Last month, the U.S. government expelled 60 Russian diplomats in retaliation for the nerve agent poisoning of former spy Sergei Skripal and his daughter Yulia in Great Britain. Even as the U.S. contemplates resettling the Skripals in America with new identities, word emerged Wednesday that among those expelled diplomats were spies responsible for identifying and surveilling Russian defectors.
While the CIA is responsible for overseas espionage, it is prohibited by law from operating within the U.S. The counterintelligence mission — discovering who among the foreign diplomatic corps is really a spy and who within our own government is spying for the other side — belongs largely to the FBI. And they’re pretty good at it.
The Skripal poisoning gave the U.S. the justification necessary to expel people it knew were bad, but about whom it could do nothing without tipping its hand. In one respect, it should be comforting to know that American counterintelligence officers were good enough to know that these Russians were up to no good. But this case reveals just how precarious a situation these former spies find themselves.

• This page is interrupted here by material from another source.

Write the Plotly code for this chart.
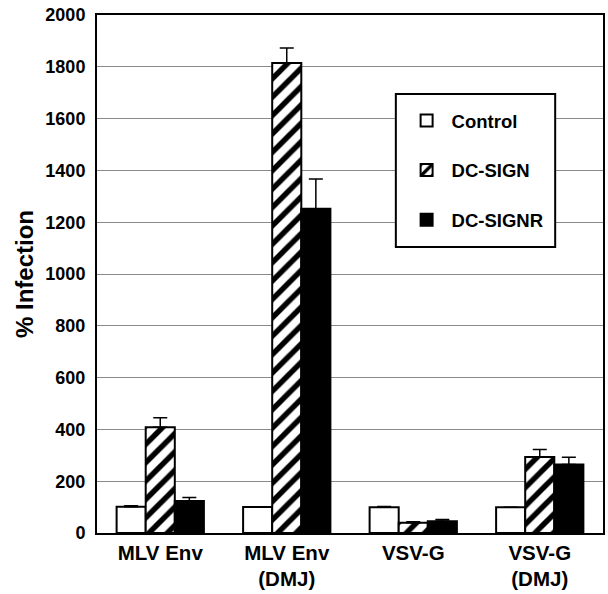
import plotly.graph_objects as go

categories = ["MLV Env", "MLV Env<br>(DMJ)", "VSV-G", "VSV-G<br>(DMJ)"]
series_names = ["Control", "DC-SIGN", "DC-SIGNR"]
control_vals = [101, 100, 99, 99]
control_err = [4, 0, 3, 0]
dcsign_vals = [408, 1815, 40, 293]
dcsign_err = [37, 58, 3, 29]
dcsignr_vals = [124, 1252, 45, 264]
dcsignr_err = [13, 115, 7, 28]
y_ticks = [0, 200, 400, 600, 800, 1000, 1200, 1400, 1600, 1800, 2000]

FONT = "Liberation Sans, Arial, sans-serif"

def err(vals):
    return dict(type="data", array=vals, arrayminus=[0] * len(vals),
                symmetric=False, color="black",
                thickness=1.5, width=7, visible=True)

fig = go.Figure()
fig.add_trace(go.Bar(
    name=series_names[0], x=categories, y=control_vals, error_y=err(control_err),
    marker=dict(color="white", line=dict(color="black", width=2)),
    legendgroup="a"))
fig.add_trace(go.Bar(
    name=series_names[1], x=categories, y=dcsign_vals, error_y=err(dcsign_err),
    marker=dict(color="white", line=dict(color="black", width=2),
                pattern=dict(shape="/", fgcolor="black", bgcolor="white",
                             size=13, solidity=0.42, fillmode="replace")),
    legendgroup="b"))
fig.add_trace(go.Bar(
    name=series_names[2], x=categories, y=dcsignr_vals, error_y=err(dcsignr_err),
    marker=dict(color="black", line=dict(color="black", width=2)),
    legendgroup="c"))

# legend frame (decoration)
fig.add_shape(type="rect", xref="paper", yref="paper",
              x0=0.5906, x1=0.9055, y0=0.552, y1=0.8475,
              line=dict(color="black", width=2), fillcolor="white", layer="above")

fig.update_layout(
    width=608, height=594,
    margin=dict(l=97, r=3, t=15, b=61),
    paper_bgcolor="white", plot_bgcolor="white",
    barmode="group", bargap=0.31, bargroupgap=0,
    font=dict(family=FONT, color="black"),
    showlegend=True,
    legend=dict(
        x=0.602, y=0.832, xanchor="left", yanchor="top",
        borderwidth=0, bgcolor="rgba(0,0,0,0)",
        font=dict(size=18.5, family=FONT, color="black", weight="bold"),
        tracegroupgap=22.5, traceorder="grouped",
        itemwidth=40,
    ),
    xaxis=dict(
        showline=True, linecolor="black", linewidth=2, mirror=True,
        showgrid=False, ticks="",
        tickfont=dict(size=20.5, family=FONT, color="black", weight="bold"),
        range=[-0.5, 3.5],
    ),
    yaxis=dict(
        range=[0, 2000], tickvals=y_ticks,
        showline=True, linecolor="black", linewidth=2, mirror=True,
        showgrid=True, gridcolor="#8a8a8a", gridwidth=1,
        zeroline=False, ticks="", ticklabelstandoff=6,
        tickfont=dict(size=18, family=FONT, color="black", weight="bold"),
        title=dict(text="% Infection", standoff=5,
                   font=dict(size=24, family=FONT, color="black", weight="bold")),
    ),
)

fig.write_html("out.html", config={"displayModeBar": False},
               post_script="document.body.style.margin='0';")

Putin’s British killing spree
No secret is perfectly safe, even in the witness protection program. And when Vladimir Putin is involved, no former spy is safe, either. The Skripal case and the poisoning of Alexander Litvinenko with polonium-laced tea are but two examples of Putin’s brash willingness to settle old scores.
BuzzFeed News has (perhaps somewhat surprisingly) done excellent work exposing the former spymaster’s trail of suspicious deaths across Britain, including:
- Russian diplomat Igor Ponomarev, who died suddenly just days before Litvinenko, after exhibiting symptoms that suggested poisoning. He was scheduled to meet with an Italian investigating Russian security service activities there.

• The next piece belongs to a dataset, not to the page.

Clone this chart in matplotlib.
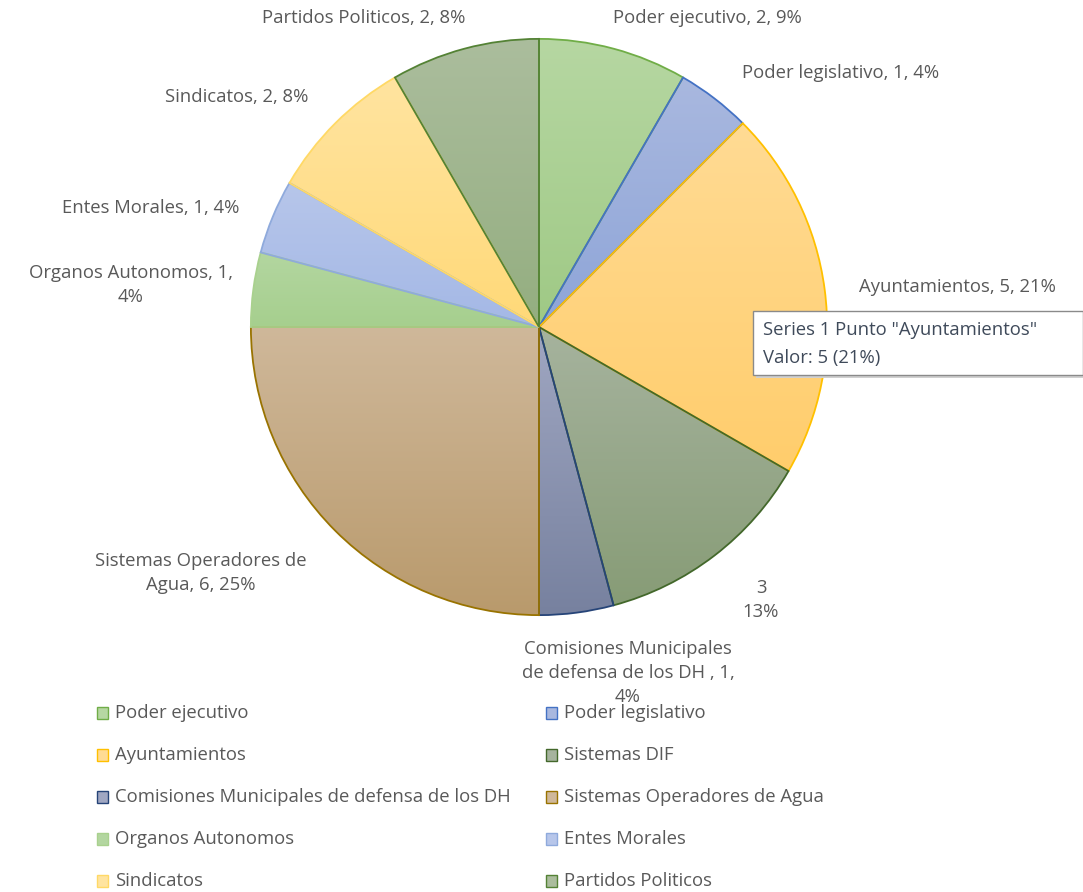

- Yuri Golubev, who ran the now-defunct Russian oil company Yukos, was close friends and business associates with an outspoken critic of Putin. The Independent reported in 2007 that evidence suggested “he died peacefully, possibly in his sleep.” Intelligence officials think he was assassinated.
- Financier and whistleblower Alexander Perepilichnyy, who appears to have been poisoned during a trip to Paris in 2012.

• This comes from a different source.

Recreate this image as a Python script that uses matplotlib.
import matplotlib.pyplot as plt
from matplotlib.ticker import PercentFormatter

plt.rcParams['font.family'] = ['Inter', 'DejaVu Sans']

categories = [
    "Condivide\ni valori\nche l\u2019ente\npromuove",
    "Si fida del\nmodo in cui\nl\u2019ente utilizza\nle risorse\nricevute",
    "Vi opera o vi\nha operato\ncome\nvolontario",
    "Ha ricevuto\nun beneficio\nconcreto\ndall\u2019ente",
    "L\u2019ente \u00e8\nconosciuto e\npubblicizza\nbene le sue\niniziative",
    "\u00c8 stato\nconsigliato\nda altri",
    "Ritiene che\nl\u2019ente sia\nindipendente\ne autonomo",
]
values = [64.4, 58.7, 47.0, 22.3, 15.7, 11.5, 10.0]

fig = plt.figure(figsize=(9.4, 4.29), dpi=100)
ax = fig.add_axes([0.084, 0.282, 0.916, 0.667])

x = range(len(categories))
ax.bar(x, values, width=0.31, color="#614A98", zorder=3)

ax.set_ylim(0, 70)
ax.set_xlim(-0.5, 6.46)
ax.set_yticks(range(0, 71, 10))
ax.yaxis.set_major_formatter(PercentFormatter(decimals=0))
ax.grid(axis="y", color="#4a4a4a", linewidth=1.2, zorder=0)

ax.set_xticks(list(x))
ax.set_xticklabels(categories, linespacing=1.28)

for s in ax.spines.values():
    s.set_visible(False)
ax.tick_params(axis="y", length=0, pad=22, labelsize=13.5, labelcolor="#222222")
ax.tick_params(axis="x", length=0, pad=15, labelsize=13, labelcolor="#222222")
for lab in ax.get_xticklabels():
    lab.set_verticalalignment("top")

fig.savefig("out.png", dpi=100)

Putin hasn’t confined his activities to just Russians, either. In 2010, police found the body of British spy Gareth Williams inside a padlocked gym bag in his bathtub. And in 2016, Matthew Puncher, the scientist who proved Russian involvement in the Litvinenko poisoning, was found dead in what was officially ruled a suicide. He supposedly stabbed himself multiple times.
The secrets usually come out
Benjamin Franklin wrote, “three may keep a secret if two are dead.” Whenever someone tells me the latest conspiracy theory, I remind them of this truism. The sad fact is that when it comes to keeping secrets, humans just aren’t that good at it — even the ones with security clearances.
That’s not always a bad thing. The public is just now learning about this troubling Russian surveillance, but that doesn’t mean the FBI just figured it out. They’ve been spying on the spies, and doing it well.
While Americans worry with some justification about the intrusion of the “surveillance state” on personal liberties, against the backdrop of Russian intelligence operations in Britain, these capabilities are more than justified. It’s not paranoia if they’re actually out to get you.
When someone is determined to discover someone else’s secrets, they can usually find a way. This is not to say that we don’t still have the obligation to maintain our nation’s secrets; we certainly do. But we can be thankful that there are people on our side who are good at getting the other side to reveal theirs.